The U.S. Department of Justice’s Civil Rights Division announced this week that the University of California, Los Angeles (UCLA) violated the Fourteenth Amendment and Title VI of the Civil Rights Act of 1964. The DOJ asserted that the school acted with “deliberate indifference” in creating a “hostile educational environment” for Jewish and Israeli students.
“Our investigation into the University of California system has found concerning evidence of systemic anti-Semitism at UCLA that demands severe accountability from the institution,” said Attorney General Pam Bondi. “This disgusting breach of civil rights against students will not stand: DOJ will force UCLA to pay a heavy price for putting Jewish Americans at risk and continue our ongoing investigations into other campuses in the UC system.”
The DOJ’s July 29 letter to the university discussed the civil rights violations, explaining that the department “concluded that UCLA’s response to the protest encampment on its campus in the spring of 2024 was deliberately indifferent to a hostile environment for Jewish and Israeli students in violation of the Equal Protection Clause and Title VI.”
Similar investigations into other UC System schools are underway.
The Justice Department’s finding comes as UCLA has reached a $6 million settlement with Jewish students over its handling of campus protests.
Earlier this year, UCLA launched an effort to combat antisemitism on its campus, calling the move an “Initiative to Combat Antisemitism.”

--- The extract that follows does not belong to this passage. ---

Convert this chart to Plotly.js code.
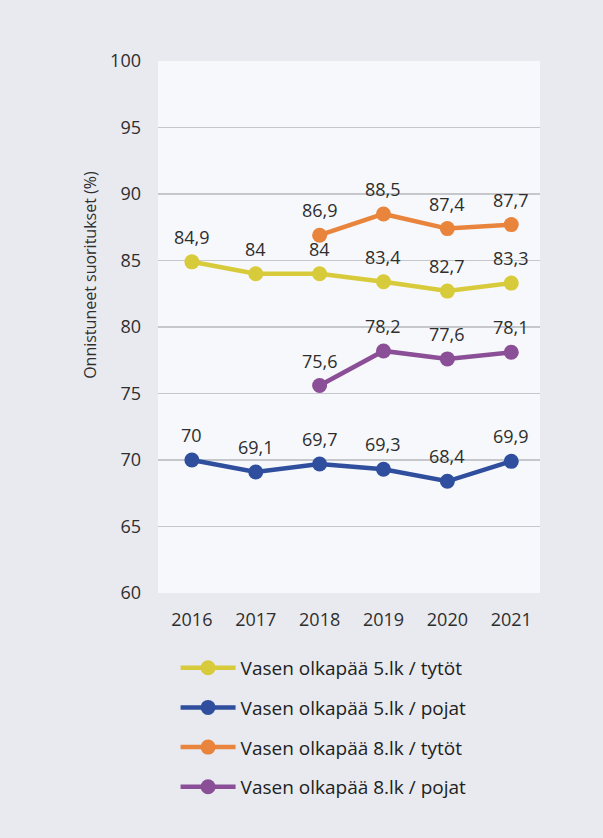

“UCLA is at an inflection point,” Chancellor Julio Frenk wrote in a campus statement at the time. “Building on past efforts and lessons, we must now push ourselves to extinguish antisemitism, completely and definitively. The principles on which UCLA was founded — and which we continue to advance — point us toward a clear course of action: We must persevere in our fight to end hate, however it manifests itself. This is an opportunity for UCLA to rise to the challenge of being an exemplary university.”